SMART Aid helps mobile phones bring banking to Kenya’s rural poor


Jun 16th, 2009 3:31 PM UTC
By Beth Adler

As ONE continues to advocate for SMART Aid, we’ll be bringing you examples on the ONE Blog of how effective development assistance, when implemented correctly, can save lives.

In Kenya, as with many places in Africa, opening a bank account requires a minimum deposit which is often beyond the reach of poor families. In rural areas, banks can be far away and inconvenient to reach. M-PESA is a money transfer system which allows people to deposit, withdraw, and transfer money by mobile phone without a bank account. The model was piloted by Vodafone with assistance from the UK Department for International Development (DFID). It was implemented in early 2007 by Safaricom, Kenya’s largest mobile phone provider. It now has approximately five million users.

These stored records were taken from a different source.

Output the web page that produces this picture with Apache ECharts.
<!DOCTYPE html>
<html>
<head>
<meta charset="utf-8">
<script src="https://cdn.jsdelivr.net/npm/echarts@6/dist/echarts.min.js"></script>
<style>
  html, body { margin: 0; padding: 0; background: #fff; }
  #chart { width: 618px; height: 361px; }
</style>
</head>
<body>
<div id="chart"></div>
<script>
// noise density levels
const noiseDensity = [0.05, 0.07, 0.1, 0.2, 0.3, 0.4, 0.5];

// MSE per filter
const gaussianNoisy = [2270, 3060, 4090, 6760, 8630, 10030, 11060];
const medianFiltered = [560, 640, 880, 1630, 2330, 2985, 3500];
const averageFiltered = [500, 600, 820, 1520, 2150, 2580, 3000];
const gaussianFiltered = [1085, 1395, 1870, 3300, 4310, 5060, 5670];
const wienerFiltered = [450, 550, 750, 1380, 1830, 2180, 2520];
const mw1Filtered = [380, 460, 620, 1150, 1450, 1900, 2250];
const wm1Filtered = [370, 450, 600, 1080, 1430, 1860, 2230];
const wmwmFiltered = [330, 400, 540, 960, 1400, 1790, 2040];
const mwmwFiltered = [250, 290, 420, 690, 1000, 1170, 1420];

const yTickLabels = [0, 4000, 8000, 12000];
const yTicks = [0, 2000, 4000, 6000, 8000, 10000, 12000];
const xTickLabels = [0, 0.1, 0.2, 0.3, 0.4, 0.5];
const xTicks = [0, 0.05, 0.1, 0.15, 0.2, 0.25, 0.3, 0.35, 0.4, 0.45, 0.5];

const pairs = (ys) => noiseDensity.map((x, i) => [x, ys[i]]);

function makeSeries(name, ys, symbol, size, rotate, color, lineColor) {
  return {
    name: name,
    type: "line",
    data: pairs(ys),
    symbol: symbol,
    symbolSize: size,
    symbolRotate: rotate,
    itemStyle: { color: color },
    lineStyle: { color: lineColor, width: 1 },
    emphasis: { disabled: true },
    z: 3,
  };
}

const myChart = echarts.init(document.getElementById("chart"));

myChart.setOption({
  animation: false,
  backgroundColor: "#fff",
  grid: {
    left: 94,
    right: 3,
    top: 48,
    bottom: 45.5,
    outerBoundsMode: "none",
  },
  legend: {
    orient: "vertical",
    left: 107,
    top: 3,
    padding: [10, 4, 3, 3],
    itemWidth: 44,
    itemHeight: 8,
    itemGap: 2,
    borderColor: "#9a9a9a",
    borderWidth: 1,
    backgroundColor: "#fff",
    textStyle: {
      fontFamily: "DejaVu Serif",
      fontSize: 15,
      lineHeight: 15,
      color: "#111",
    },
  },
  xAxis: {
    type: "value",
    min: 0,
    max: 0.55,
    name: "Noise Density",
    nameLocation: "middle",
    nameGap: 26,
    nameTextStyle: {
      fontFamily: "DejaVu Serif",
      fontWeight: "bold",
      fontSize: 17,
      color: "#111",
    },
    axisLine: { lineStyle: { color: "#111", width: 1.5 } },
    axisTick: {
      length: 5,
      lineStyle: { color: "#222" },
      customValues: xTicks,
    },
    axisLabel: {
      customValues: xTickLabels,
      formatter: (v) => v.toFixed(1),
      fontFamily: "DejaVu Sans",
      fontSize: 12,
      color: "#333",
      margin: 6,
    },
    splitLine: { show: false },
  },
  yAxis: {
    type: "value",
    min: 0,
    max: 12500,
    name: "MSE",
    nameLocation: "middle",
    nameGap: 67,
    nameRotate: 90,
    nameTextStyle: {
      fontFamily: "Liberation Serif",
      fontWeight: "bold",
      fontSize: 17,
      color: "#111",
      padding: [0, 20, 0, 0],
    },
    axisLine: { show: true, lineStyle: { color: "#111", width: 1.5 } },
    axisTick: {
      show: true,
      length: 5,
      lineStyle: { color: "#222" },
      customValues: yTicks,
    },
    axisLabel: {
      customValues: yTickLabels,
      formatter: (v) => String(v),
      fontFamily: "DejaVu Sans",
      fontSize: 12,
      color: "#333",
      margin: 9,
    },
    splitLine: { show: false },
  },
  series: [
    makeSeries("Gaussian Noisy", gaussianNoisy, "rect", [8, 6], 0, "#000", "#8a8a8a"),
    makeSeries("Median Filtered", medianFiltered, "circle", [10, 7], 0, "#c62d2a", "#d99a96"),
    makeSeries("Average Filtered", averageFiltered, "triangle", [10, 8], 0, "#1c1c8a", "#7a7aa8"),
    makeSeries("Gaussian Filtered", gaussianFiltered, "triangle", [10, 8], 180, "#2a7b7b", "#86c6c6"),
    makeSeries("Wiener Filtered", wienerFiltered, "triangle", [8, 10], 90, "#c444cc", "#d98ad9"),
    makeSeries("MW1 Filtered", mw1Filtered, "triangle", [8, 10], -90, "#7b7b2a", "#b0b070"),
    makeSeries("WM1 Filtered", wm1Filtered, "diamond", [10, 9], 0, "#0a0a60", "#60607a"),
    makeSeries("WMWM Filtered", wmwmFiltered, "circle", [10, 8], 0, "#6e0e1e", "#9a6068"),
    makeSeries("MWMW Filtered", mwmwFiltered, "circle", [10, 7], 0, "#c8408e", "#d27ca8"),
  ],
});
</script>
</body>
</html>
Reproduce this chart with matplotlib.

A worker in Nairobi can open an account at any M-PESA agent, in a local shop, a Safaricom dealer, or a petrol station. He/she can deposit earnings into an M-PESA account and transfer money to family members via SMS. The recipients go to a local store in their village and cash the SMS using a secret code contained in the message, and their identification card. Considering that mobile phone subscriptions in sub-Saharan Africa grew by more than 60 per cent annually between 1994 and 2005, and are still rising rapidly, the M-PESA model could be the money transfer mechanism of the future.